> _SHORT PROBLEM_
Take every line that has the string "drawn" and copy it out.

(Dataset entries)
··········

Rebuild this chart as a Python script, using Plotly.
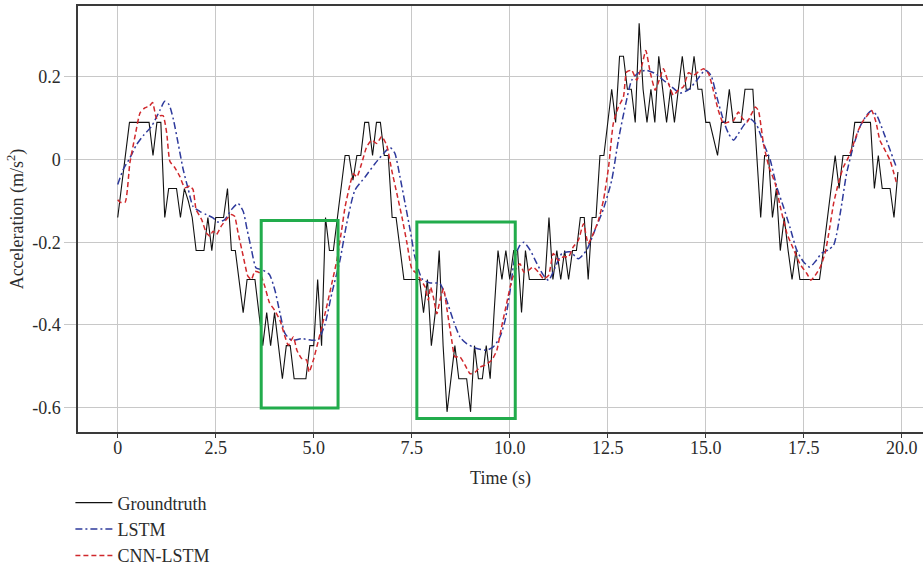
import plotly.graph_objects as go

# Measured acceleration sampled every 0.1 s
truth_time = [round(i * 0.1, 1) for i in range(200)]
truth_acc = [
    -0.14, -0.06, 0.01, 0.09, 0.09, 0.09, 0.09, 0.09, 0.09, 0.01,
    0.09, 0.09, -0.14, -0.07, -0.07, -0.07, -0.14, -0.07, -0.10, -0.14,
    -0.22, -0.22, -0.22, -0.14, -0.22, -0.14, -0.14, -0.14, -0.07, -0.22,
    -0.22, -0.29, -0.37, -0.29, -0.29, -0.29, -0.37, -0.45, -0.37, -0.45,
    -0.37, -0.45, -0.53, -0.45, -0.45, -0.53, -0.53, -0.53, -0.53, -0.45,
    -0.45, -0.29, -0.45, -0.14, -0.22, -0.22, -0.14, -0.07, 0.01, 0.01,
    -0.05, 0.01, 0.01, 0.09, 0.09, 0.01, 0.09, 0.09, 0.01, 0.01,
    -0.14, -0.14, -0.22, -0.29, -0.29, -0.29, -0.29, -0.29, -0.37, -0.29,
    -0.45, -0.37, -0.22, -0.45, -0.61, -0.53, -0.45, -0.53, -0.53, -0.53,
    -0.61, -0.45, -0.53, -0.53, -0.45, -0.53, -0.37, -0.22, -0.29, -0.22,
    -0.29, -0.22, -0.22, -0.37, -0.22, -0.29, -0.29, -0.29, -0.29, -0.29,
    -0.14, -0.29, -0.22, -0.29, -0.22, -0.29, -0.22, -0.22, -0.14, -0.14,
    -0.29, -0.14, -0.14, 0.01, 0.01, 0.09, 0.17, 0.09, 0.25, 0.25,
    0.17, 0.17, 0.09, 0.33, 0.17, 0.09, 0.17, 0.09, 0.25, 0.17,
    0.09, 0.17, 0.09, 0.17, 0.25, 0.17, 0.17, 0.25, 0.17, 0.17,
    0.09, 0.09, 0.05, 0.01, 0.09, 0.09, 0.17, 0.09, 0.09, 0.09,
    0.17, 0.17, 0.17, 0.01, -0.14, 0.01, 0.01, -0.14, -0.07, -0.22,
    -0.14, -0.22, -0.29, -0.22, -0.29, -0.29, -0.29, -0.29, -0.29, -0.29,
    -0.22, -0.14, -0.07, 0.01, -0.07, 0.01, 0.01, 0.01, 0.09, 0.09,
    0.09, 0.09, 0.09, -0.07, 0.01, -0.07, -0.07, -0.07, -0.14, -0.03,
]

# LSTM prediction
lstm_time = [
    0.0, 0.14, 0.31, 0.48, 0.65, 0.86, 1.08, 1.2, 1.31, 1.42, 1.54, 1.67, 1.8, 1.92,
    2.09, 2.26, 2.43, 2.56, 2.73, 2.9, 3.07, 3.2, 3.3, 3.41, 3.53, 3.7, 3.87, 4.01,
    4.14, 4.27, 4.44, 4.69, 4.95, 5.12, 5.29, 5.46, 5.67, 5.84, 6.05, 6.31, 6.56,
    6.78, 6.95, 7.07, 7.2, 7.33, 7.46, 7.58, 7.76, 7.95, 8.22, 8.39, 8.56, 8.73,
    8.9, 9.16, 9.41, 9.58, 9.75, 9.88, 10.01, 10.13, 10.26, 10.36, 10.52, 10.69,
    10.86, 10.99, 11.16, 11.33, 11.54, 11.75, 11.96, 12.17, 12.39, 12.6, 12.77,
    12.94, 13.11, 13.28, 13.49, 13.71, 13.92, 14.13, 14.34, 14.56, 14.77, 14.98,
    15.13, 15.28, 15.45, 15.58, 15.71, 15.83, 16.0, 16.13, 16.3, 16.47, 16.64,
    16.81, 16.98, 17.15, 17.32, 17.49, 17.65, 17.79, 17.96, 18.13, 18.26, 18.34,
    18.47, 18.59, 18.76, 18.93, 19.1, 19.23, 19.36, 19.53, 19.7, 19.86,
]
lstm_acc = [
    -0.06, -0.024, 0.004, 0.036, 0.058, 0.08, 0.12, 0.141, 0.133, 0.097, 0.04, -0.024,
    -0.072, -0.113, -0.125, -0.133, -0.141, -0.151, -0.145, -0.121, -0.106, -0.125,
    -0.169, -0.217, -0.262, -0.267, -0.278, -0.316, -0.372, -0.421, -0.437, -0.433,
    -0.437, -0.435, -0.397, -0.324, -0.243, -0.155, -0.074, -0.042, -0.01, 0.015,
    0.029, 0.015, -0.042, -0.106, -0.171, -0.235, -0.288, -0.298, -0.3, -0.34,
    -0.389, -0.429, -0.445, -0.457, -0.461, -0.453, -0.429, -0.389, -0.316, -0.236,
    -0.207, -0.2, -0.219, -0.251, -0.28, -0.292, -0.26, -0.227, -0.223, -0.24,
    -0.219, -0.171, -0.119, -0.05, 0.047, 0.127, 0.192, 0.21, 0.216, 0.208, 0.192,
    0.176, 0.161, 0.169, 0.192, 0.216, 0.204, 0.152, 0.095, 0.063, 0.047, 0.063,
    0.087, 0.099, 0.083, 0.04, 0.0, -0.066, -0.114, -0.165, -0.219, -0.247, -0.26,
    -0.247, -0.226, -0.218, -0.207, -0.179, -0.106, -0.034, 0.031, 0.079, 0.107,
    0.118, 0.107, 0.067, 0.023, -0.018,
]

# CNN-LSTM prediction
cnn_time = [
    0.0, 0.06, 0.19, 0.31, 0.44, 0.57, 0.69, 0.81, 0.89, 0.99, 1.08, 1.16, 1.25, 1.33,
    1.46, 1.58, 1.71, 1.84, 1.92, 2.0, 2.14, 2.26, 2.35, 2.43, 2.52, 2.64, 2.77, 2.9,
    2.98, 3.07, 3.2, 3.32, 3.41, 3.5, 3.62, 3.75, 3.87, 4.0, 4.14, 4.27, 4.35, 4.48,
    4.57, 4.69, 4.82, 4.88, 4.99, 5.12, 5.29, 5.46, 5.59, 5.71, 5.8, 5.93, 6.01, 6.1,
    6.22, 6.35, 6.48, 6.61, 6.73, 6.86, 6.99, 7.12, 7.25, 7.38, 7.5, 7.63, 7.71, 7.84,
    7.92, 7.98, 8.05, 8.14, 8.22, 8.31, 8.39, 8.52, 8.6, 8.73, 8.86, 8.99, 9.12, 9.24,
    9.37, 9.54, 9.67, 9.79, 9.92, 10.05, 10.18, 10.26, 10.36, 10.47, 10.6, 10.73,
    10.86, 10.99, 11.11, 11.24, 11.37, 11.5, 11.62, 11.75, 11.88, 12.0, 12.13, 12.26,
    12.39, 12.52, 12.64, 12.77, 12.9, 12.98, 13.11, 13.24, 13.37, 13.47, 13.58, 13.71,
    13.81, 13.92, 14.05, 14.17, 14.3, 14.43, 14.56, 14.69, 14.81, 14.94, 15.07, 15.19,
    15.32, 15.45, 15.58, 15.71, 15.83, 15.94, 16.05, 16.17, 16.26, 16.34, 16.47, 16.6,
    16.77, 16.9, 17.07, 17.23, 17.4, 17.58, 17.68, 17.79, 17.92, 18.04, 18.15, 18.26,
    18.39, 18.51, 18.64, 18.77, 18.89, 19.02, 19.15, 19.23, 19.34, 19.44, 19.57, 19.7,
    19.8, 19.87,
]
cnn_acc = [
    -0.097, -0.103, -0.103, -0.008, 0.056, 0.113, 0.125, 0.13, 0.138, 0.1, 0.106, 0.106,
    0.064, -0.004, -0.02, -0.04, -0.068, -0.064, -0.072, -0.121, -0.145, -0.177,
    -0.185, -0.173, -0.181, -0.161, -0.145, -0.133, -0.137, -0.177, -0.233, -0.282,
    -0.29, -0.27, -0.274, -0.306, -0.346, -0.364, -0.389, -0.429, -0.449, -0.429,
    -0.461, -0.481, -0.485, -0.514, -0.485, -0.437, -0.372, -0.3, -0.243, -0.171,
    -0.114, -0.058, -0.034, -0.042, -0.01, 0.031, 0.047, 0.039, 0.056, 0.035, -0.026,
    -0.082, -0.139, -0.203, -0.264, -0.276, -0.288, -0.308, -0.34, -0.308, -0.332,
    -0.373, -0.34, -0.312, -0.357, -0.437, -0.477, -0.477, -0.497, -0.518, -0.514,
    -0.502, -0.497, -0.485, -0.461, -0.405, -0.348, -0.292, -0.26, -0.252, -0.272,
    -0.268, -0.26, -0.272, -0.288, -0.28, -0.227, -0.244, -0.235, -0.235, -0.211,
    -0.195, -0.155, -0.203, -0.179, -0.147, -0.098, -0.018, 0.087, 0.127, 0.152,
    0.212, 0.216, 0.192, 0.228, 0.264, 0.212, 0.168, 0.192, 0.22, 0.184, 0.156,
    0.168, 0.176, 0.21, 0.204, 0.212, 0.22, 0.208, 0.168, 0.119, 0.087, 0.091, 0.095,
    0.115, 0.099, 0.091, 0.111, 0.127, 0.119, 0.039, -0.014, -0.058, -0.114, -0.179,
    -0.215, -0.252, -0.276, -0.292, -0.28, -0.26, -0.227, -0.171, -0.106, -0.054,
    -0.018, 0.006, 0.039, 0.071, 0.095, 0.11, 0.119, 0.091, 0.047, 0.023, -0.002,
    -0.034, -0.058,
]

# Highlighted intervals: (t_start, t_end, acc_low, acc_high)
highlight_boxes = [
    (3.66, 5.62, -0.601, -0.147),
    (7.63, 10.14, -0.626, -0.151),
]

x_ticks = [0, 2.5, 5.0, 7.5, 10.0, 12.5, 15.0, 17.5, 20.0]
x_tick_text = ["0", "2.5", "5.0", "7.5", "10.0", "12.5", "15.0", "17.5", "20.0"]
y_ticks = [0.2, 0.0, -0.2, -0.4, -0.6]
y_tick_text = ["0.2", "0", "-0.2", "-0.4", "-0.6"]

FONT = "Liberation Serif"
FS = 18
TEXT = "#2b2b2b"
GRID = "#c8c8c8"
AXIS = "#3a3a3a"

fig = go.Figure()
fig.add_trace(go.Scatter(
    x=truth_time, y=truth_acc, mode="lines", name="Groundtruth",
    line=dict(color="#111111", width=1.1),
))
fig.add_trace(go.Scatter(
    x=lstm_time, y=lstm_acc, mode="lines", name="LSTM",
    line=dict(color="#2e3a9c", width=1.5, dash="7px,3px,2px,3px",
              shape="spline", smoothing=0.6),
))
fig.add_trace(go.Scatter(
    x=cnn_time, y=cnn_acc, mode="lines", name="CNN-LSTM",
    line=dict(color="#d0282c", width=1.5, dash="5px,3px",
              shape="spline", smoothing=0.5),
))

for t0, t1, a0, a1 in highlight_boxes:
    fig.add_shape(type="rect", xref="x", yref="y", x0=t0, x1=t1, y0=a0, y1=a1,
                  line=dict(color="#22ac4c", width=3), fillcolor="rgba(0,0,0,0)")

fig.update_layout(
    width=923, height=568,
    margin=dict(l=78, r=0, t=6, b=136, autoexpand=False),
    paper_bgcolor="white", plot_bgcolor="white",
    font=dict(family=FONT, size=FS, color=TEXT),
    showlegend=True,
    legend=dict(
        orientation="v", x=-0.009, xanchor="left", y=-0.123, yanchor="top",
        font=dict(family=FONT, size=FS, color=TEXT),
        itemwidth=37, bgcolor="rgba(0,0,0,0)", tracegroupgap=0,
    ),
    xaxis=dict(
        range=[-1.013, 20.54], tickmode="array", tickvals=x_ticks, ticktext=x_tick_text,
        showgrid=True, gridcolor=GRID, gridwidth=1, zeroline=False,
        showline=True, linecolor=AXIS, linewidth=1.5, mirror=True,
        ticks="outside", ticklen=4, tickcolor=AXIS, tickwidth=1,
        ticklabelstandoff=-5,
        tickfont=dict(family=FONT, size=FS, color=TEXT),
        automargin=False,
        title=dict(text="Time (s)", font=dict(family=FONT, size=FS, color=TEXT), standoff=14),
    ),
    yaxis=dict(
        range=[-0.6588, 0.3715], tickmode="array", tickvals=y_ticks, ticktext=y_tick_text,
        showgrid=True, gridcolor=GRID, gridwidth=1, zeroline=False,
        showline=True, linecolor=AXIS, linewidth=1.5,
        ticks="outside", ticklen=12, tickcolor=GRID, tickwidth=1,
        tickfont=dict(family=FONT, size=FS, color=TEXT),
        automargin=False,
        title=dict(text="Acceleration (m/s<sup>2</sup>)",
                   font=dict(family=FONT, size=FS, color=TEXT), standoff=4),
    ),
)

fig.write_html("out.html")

··········

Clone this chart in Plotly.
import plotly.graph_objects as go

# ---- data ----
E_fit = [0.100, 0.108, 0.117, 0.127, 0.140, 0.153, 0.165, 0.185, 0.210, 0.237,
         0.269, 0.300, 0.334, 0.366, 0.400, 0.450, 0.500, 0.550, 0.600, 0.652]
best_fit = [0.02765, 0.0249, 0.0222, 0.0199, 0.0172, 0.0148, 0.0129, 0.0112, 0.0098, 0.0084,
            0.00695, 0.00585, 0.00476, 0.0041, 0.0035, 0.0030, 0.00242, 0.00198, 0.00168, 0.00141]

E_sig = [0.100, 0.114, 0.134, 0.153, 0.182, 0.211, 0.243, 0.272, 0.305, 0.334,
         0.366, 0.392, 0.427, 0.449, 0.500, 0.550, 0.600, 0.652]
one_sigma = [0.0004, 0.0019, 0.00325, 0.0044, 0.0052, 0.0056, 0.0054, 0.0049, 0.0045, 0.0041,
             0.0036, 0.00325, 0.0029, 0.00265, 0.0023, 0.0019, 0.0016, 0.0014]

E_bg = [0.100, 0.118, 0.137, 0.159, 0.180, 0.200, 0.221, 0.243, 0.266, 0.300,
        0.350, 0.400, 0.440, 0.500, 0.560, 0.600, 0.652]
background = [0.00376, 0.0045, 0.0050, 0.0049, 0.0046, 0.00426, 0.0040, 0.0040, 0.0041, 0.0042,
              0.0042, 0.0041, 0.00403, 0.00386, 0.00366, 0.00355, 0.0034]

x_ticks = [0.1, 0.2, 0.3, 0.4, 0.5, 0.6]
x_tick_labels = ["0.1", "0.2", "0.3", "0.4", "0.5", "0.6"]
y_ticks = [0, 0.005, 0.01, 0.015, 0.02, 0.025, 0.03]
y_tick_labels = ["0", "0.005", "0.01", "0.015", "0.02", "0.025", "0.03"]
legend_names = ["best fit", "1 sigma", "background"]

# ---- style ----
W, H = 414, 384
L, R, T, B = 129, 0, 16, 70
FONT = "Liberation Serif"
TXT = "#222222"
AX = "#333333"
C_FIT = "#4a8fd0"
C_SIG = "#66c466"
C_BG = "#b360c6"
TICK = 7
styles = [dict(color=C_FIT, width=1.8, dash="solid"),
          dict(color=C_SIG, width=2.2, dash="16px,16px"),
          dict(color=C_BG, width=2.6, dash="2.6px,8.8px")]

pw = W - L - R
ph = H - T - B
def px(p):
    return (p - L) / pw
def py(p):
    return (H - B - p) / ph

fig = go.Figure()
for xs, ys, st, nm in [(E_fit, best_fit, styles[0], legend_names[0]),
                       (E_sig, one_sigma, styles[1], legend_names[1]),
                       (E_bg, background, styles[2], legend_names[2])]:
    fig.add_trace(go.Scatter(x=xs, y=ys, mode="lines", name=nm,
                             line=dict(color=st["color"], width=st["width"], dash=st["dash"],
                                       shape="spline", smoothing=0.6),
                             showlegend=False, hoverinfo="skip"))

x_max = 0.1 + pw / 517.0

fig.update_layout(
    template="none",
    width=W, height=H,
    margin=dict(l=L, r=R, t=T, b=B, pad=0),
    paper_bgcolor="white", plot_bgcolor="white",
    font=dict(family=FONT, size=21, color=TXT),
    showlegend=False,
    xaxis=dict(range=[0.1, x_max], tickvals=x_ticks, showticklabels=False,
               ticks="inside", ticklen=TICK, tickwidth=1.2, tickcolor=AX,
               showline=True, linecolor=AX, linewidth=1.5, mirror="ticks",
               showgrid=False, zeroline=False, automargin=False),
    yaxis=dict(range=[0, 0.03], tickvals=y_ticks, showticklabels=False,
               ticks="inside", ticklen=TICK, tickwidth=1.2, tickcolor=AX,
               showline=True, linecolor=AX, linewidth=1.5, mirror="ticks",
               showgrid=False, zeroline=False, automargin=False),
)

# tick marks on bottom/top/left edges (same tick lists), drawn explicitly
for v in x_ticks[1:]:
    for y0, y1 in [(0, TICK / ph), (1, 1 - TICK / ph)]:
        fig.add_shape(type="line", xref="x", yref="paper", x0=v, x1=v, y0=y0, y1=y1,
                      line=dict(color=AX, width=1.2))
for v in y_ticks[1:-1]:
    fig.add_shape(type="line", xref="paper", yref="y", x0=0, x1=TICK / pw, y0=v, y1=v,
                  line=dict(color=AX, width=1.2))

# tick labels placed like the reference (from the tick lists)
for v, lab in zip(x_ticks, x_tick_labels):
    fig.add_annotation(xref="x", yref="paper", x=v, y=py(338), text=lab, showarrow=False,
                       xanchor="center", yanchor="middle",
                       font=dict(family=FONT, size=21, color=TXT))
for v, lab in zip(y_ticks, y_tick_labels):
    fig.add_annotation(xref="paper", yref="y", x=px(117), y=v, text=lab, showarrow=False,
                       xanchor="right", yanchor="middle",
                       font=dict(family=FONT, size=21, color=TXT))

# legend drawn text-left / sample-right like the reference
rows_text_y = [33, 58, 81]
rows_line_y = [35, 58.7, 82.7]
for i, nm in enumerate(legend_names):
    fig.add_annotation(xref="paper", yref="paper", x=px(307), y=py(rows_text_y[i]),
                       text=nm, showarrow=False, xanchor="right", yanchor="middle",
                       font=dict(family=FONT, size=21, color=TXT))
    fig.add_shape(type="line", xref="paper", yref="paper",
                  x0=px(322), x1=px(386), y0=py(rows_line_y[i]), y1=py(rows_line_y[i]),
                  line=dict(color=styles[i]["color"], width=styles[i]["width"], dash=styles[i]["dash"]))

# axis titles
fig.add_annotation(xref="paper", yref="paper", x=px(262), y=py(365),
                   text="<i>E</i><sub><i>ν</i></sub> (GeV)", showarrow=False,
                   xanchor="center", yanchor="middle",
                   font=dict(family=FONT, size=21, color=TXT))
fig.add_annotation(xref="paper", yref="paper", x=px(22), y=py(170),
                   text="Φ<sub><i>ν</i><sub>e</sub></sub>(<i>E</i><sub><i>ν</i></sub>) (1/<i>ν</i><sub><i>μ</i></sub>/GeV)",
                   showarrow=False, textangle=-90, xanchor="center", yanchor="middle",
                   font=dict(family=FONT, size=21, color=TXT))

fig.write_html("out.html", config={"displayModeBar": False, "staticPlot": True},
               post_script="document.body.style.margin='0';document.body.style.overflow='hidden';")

··········

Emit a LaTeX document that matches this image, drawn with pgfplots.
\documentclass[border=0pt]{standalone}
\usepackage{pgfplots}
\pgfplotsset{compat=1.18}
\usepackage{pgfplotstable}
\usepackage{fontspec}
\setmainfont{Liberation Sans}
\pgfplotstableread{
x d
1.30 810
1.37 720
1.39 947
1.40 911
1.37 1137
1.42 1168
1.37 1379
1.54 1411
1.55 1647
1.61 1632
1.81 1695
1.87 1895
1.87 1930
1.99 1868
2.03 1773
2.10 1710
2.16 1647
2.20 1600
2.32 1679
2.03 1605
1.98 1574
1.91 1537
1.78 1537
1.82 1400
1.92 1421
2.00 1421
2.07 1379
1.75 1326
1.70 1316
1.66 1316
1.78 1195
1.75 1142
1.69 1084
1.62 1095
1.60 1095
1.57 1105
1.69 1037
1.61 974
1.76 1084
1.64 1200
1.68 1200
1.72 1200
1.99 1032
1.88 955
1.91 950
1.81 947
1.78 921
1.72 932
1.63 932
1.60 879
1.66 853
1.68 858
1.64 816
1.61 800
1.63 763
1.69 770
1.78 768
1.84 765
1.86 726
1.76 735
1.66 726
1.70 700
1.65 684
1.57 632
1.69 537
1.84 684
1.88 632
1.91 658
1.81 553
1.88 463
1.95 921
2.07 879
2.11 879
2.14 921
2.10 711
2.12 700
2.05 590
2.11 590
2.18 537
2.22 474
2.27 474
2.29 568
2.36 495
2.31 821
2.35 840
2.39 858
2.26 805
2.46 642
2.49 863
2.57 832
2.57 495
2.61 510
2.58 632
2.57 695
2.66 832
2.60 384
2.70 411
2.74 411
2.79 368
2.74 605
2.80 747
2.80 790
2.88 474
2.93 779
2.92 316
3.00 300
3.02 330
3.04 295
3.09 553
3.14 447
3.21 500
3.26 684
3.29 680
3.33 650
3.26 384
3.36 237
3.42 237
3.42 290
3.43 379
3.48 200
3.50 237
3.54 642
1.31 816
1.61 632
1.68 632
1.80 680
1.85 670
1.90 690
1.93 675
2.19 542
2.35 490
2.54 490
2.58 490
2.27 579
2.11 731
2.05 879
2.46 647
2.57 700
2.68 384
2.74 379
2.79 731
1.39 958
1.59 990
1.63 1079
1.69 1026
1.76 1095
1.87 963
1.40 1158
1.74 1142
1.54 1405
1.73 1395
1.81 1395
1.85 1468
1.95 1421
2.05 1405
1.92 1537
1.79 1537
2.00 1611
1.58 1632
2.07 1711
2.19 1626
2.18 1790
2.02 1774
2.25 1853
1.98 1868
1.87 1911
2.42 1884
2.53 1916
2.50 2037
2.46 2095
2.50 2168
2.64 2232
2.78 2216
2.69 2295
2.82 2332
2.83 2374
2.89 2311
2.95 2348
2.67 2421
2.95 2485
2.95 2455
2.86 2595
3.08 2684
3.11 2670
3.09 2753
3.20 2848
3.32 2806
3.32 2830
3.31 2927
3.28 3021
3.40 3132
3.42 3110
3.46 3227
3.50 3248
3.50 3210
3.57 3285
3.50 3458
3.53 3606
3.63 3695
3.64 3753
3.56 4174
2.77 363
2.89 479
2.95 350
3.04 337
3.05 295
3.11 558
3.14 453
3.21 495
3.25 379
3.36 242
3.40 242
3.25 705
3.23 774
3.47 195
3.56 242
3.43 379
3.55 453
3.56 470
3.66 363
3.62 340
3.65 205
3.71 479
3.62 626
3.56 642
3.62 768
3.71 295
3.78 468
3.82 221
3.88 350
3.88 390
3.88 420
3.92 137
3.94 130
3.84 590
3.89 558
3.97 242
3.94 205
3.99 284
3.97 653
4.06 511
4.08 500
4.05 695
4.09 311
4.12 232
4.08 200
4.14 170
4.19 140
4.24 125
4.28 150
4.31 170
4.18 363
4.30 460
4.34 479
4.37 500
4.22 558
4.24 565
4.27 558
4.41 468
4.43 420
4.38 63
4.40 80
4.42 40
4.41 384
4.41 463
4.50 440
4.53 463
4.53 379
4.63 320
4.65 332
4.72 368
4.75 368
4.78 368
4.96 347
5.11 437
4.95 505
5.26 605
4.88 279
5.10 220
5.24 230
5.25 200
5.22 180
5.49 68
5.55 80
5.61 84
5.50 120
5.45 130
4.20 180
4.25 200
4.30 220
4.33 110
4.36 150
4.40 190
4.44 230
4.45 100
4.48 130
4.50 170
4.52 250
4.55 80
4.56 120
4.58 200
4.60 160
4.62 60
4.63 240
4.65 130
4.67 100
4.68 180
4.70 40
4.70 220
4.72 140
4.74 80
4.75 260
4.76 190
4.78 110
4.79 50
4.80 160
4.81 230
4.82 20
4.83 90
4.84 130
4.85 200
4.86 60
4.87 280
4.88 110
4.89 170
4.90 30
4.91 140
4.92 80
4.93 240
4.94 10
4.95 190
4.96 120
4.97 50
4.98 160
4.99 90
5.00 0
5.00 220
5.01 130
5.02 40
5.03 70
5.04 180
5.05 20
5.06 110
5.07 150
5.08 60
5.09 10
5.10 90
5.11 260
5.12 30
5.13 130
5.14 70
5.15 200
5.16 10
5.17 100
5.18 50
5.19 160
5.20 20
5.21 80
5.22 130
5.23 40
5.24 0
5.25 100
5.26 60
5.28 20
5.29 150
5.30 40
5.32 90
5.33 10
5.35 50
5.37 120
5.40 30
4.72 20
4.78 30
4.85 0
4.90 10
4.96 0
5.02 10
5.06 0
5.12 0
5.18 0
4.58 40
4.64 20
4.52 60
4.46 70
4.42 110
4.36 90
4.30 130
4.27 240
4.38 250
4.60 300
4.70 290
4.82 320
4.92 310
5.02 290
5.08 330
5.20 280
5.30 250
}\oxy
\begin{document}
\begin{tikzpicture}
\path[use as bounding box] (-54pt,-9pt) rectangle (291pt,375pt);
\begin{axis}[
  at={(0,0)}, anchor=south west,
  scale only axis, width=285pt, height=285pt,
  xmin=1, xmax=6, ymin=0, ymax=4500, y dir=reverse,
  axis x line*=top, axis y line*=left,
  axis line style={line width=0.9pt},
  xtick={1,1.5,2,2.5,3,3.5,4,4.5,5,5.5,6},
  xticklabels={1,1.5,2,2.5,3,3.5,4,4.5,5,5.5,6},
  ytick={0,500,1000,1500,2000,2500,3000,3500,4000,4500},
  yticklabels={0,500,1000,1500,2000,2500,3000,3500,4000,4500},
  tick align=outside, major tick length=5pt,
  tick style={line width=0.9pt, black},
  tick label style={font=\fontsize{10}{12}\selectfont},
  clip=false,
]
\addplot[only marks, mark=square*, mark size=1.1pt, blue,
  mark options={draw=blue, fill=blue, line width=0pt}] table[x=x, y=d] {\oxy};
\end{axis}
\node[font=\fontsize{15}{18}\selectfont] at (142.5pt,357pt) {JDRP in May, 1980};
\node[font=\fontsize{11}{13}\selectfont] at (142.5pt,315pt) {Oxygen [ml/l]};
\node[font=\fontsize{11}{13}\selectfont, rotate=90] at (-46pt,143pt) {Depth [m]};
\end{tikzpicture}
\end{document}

··········

> _THE RESULT_
# tick marks on bottom/top/left edges (same tick lists), drawn explicitly
# legend drawn text-left / sample-right like the reference
Emit a LaTeX document that matches this image, drawn with pgfplots.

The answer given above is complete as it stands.